On 2014/12/09 03:36, David Barrett wrote:
Hi all, great questions:

*Re: Why VACUUM.*  We vacuum weekly.  This particular database is a
"rolling journal" -- we are constantly adding new rows to the end of the
table, and every week we truncate off the head of the journal to only keep
3M rows at the "tail".  Given that we're truncating the "head", without
vacuuming we'd be inserting the new rows at the "front" of the database
with the old rows at the "end" -- and then each truncation would leave the
database more and more fragmented.  Granted, this is on SSDs so the
fragmentation doesn't matter a *ton*, but it just adds up and gets worse
over time.  Anyway, agreed it's not the most important thing to do, but all
things being equal I'd like to do it if I can to keep things clean and
snappy.

Hi David - this is a completely unneeded step.
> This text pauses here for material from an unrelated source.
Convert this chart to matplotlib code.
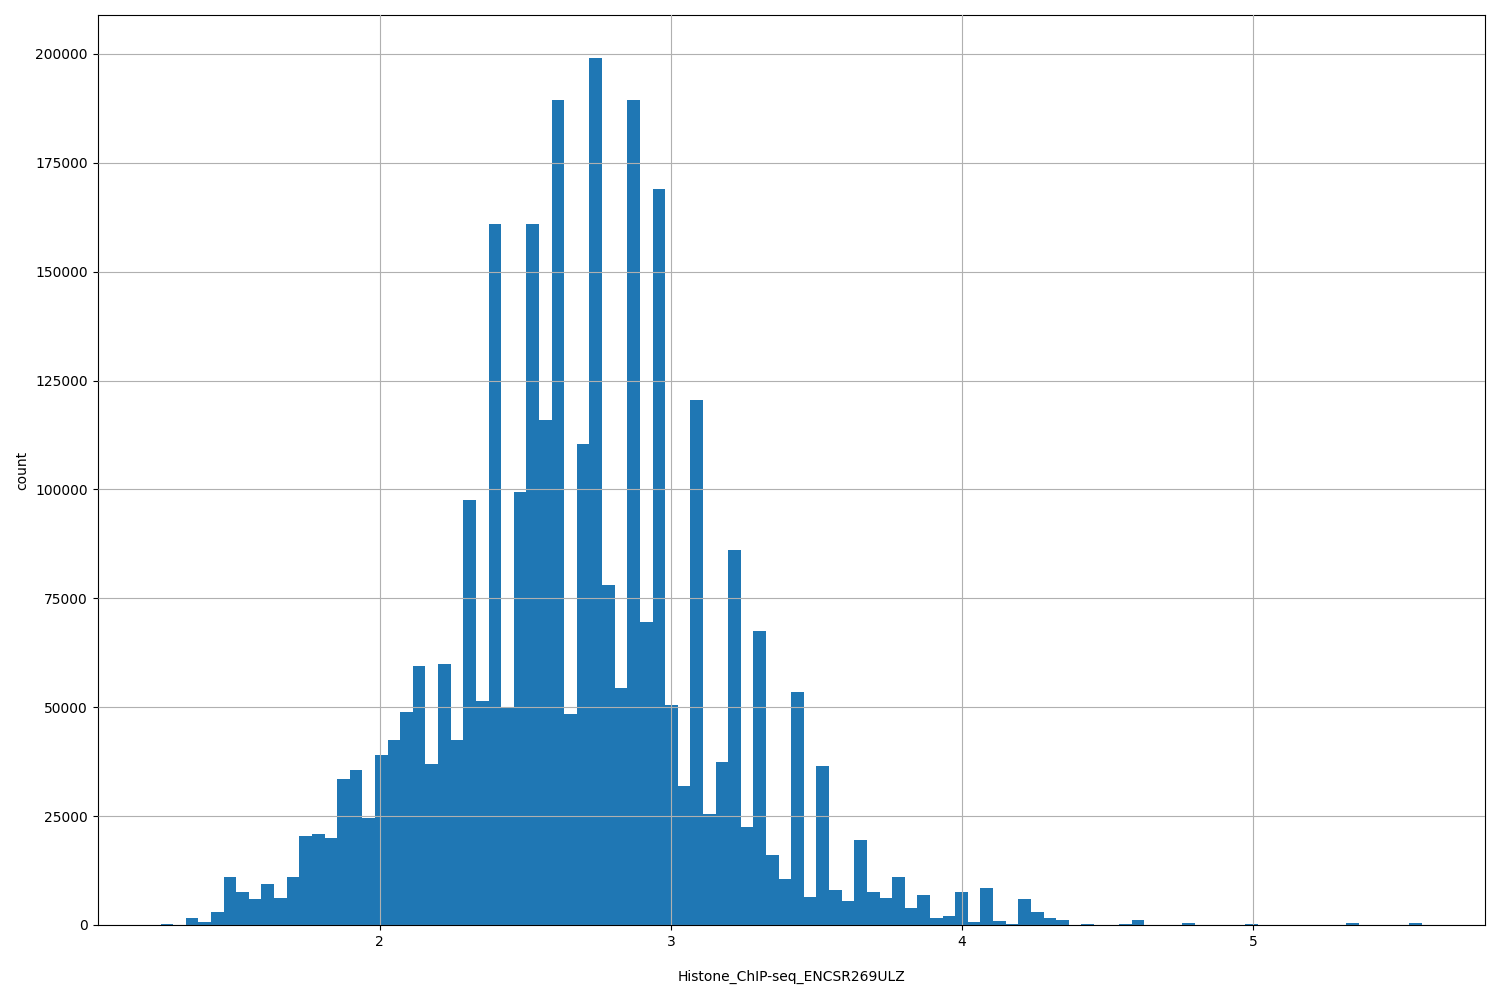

SQLite will maintain it's internal structure, it doesn't do 'rolling' data usage and it will do so using the minimum IO. SQLite knows about people deleting and inserting, it will re-use and not waste, so no need to try and accomplish that. Only use Vacuum maybe after some months or such when you are doing all your proper DB maintenance - otherwise the performance gain will be negligible (and if you do experience some or other significant performance gain after a vacuum in your use-case, please let us know because something might be broken then).